I tried to concatenate all dataframes before applying datatransform(), but concatenation took even longer time. I thought of using "Ray" API for parallel execution but it doesnt support latest Python3.11. How can I reduce the computation time or in which is the best possible way to iterate over multiple columns or the multiple list of dataframes/csvs?


Solution

  • I think pipe in general with UDFs is guaranteed to be slow. And replace is not needed here.

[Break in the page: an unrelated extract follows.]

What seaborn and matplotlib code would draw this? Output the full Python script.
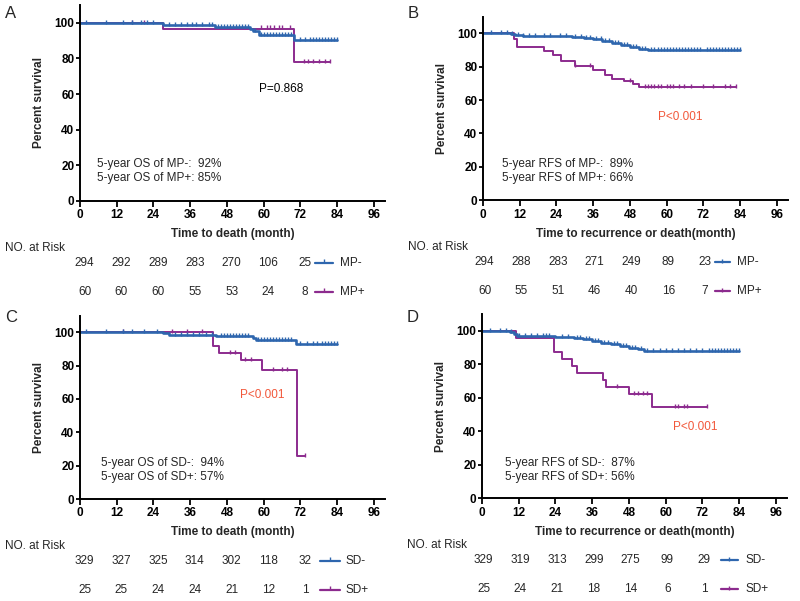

    I would do the operation you're looking for with arr.eval, which treats every list in the column as its own Series:

    df = pl.DataFrame({"x": [0, 1], "y": ["3 X 4.0", None], "z": ["1 X 2", "X X 5"]})
    df.with_columns(
        pl.col(pl.Utf8)
        .str.split(" ")
        .arr.eval(pl.element().cast(pl.Int64, strict=False), parallel=True)
    )
    
    shape: (2, 3)
    ┌─────┬─────────────────┬─────────────────┐
    │ x   ┆ y               ┆ z               │
    │ --- ┆ ---             ┆ ---             │
    │ i64 ┆ list[i64]       ┆ list[i64]       │
    ╞═════╪═════════════════╪═════════════════╡
    │ 0   ┆ [3, null, null] ┆ [1, null, 2]    │
    │ 1   ┆ null            ┆ [null, null, 5] │
    └─────┴─────────────────┴─────────────────┘
    

    So wrapping that with_columns operation to a method, see what the speedup is then:

    def data_load_transform(filename):
      return pd.read_csv(filename).with_columns(
          pl.col(pl.Utf8)
          .str.split(" ")
          .arr.eval(pl.element().cast(pl.Int64, strict=False), parallel=True)
      )
    
    csvfiles = ['input1.csv', 'input2.csv', 'input3.csv',....'input1000.csv'] 
    dftransformedfiles = [data_load_transform(fn) for fn in csvfiles]
    

    If you need further speedup, the list comprehension at the end can be done in parallel in various multiprocessing ways.